During the reign of Henry VIII, an English translation prepared under the supervision of the Bishops was proposed. At that time nothing came of this proposal, but in 1561, three years after Elizabeth I ascended the throne, Archbishop Parker submitted another proposal for a new translation. This time, a group of Bishops were assembled to prepare a new version, which was to have "no bitter or controversial annotations to the text". They were not to express any preference for one school of thought and offensive expressions were to be modified. The result was the Bishop\'s Bible, first printed in 1568. Archbishop Parker edited the text. The list of scholars who worked on the Bishop\'s Bible was shown to the Queen and her chief minister, Lord Cecil ahead of time. No doubt to make them more diligent and ensure that the outspoken Calvinist tone of the notes in the Geneva Bible was not part of this new version.

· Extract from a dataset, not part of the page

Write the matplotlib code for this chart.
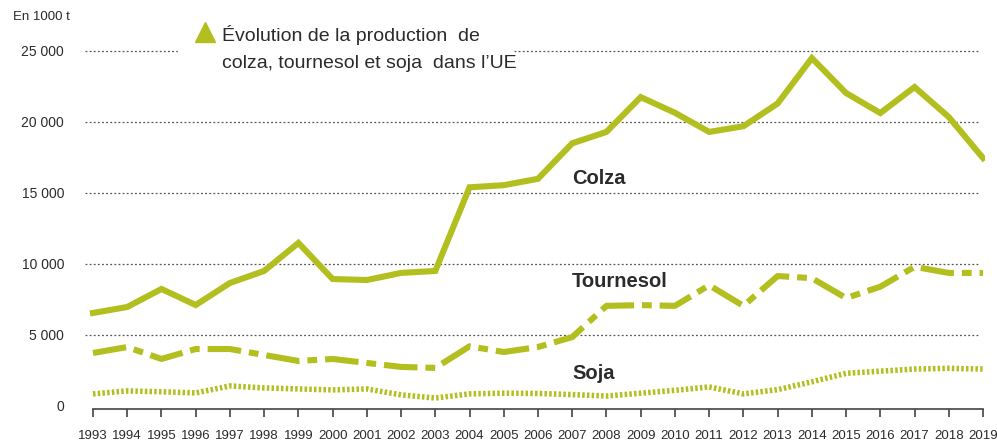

The Great Bible was the basis for this new version. Comparisons were made to the Latin texts of the Hebrew Bible prepared by Pagnius, 1528 and Munster, 1539. This method of including the Hebrew text was necessary because none of the Bishops were Hebrew scholars. The second and third editions contained many corrections and revisions. The third edition has a thorough revision of the New Testament. Nineteen editions were published between 1568 and 1606. This number, however, was still less than the Geneva Bible.
The convocation of Canterbury in 1571 ordered that each Archbishop and Bishop "should place a copy in the dining room of his house, each cathedral and, as far as possible, each church should possess a copy".